Sustainable Development: How Cities Can Test 5,000 Potential Solutions in 5 Years

Cities are uniquely positioned to discover the best ways to do more with less, if they can work together to evaluate potential solutions.

Start with 90% Failure

Lets assume 1 in 10 ideas that are tested turn out to be good ones. And by good, we mean we could take that idea and scale it across 50+ cities in five years. Each of these ideas might have a 20% improvement over existing solutions in terms of resources used. Good ideas.

Why 1 in 10 success rate? This is a little lower than the outcomes provided for the last 5 years of US venture capital investments in the United States where good means either an IPO or acquisition. And we’re assuming that most of these ideas would happen via private funding from early stage investors, corporate funds, venture funds or foundations.

20% improvements are not uncommon either when one looks at some recent successes around home energy management like Nest, but might be conservative when looking at the impact of efforts such as car sharing. And 50 cities seems like a good floor since even with large, complex, variations in city policies and laws, firms like Uber are on track for this kind of growth, but looks conservative when looking at the rate of deployment of Waze.

Focus on Finding and Funding Follow

Many cities already have processes to find and test ideas. Programs like New Urban Mechanics in Boston or Fast Forward in Philadelphia or BCN Open Challenge or Next Step City in Denmark. These approaches draw on successful models already being used by corporations and venture firms – open innovation and accelerators. And cities need not pay for the development of ideas.

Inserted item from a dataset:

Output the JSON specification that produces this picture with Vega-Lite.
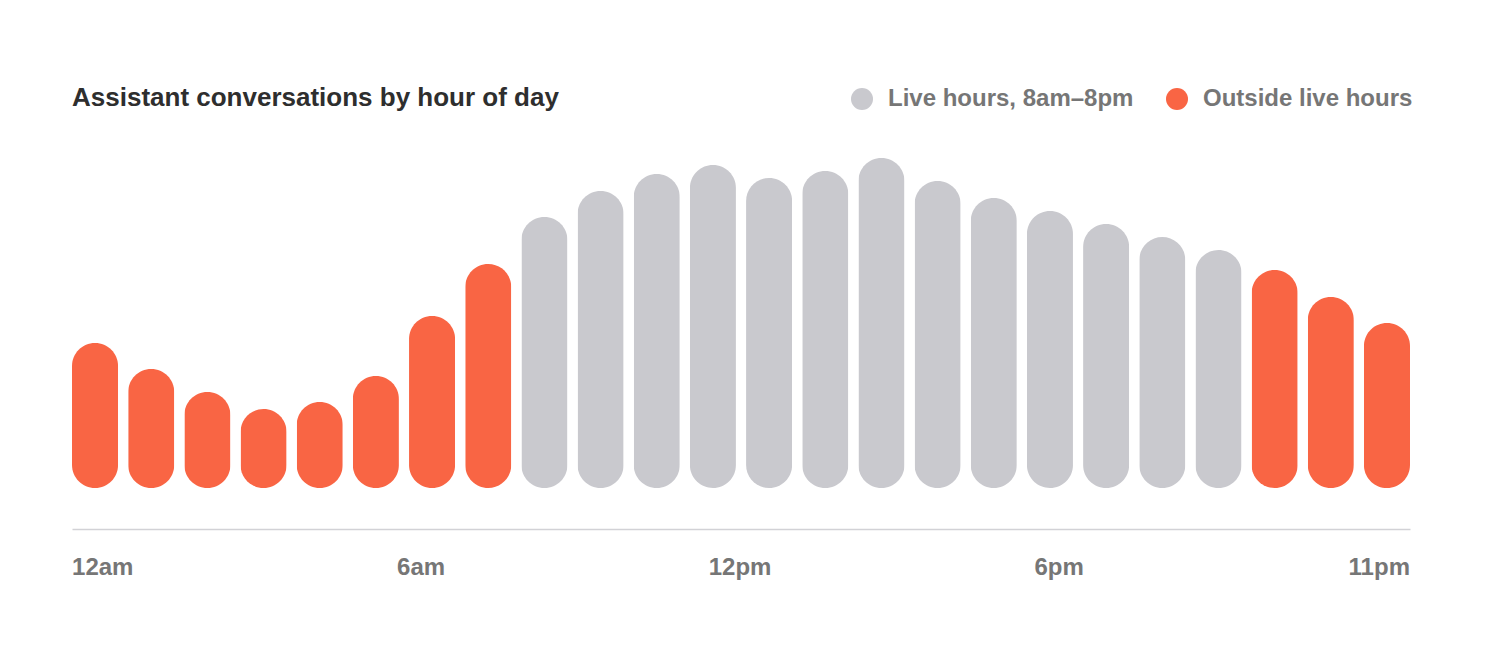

Cities will increasingly find willing private partners who understand the potential financial and social returns from testing high potential ideas. A recent Knight Foundation study has found more than 20% compound annual growth in investments in civic tech firms over the last 12 years. Investors ranging from traditional angels to corporations like Google are funding small startup teams to develop and test solutions.

Cities Must Share the Load

To test 5,000 ideas in five years, we’d need to divide up the load. We can begin with 20 cities, each testing 5 ideas in the first year. And each new city could train 2 new cities. So within 5 years, we’d have 620 participating cities and we’d have tested over 5,000 ideas. As McKinsey Urban Analysis reveals, the top 600 cities in the world account for 60% of global GDP, so if we could focus on these larger cities, all the better.

If cities work together to test different potential solutions, we can test 5,000 high potential ideas in 5 years. And from this we can generate 500 replicable solutions for sustainable development.

This post was submitted to the Masdar 2014 Engage Blogging Contest.